Cibâli Baba, aynı zamanda ermiş ve kerâmet sahibi olmuş bir kişidir. Zaman içinde çocuklar gibi Rum ahalisi de onu sevmiş, benimsemiştir.
Karşılıklı olarak yaşanan bu sevgi ve kaynaşma, kuşatma ve harp esnasında da devam etmiştir. Sur dışından atılan ve gök gürlemesi gibi ses çıkaran top güllesinden korkan çocuklar ve bir kısım Rum halkı, çareyi Cibâli Babaya sığınmakta bulmuşlardır. Onun etrafından toplanmışlar ve kendilerine himmet etmelerini istemişlerdir. Çünkü, onun ermiş bir mü'min olduğuna inanmışlardır.
Rivâyet bu ya, Cibâli Baba da, aşırı şefkat ve merhametinden etrafına üşüşen Rum halkı ile çocuklarını himaye etmiş ve "Aman gâvurcuklarım zarar görmesin" diyerek, atılan top mermilerini havada yakalayıp onları tesirsiz kılma kerâmetini göstermiş.
Ne derece doğrudur bilinmez; ancak, Cibâli Babanın top mermilerini havada tutup denize attığı bile rivâyet ediliyor.
Şöyle, ya da böyle; ortada son derece acip ve garip bir hadisenin yaşandığı muhakkak. Bütün Müslümanlar, Hz. Peygamber'in müjdesine konu olan İstanbul'un fethi için vargücüyle çalıştıkları halde, bir mecnun veli şahsiyet çıkmış ve bu kudsî dâvânın tam aksi yönünde şaşırtıcı bir gayret ve faaliyet sergilemiştir.

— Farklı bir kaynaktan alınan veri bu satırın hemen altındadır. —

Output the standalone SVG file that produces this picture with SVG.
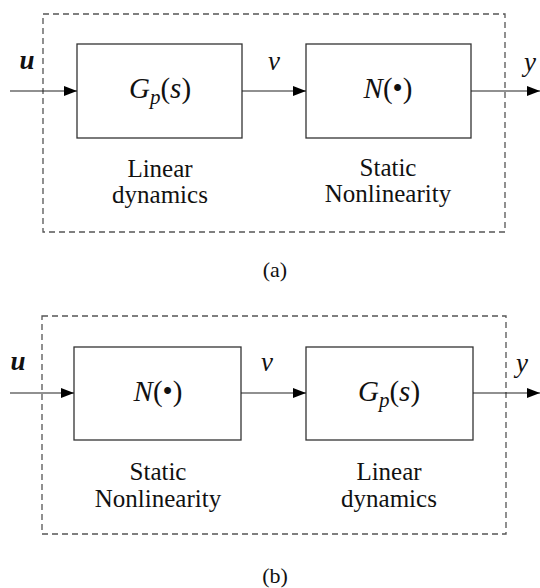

Bu tarihî vakıaya bir eserinde (Mektûbât) atıfta bulunan Bediüzzaman Hazretleri, tarih seyri içinde ve bilhassa zamanımızda var olan, benzer ve hatta beter faaliyetlerde bulunan Cibâli Babaların mârifetine dikkat çekmektedir.
NOT: Bazı kaynaklarda İstanbul'un fethine iştirak eden bir başka Cibâli Babadan daha söz edilmektedir. Evliya Çelebi'nin bahsettiği bu şahıs, "Bursa sübaşısı" olup, ismi yukarıda kıssasını hülâsa ettiğimiz meşhûr Cibâli Baba ile yer yer karıştırılmaktadır. Oysa, bunlar birbirinden farklı şahsiyetlerdir.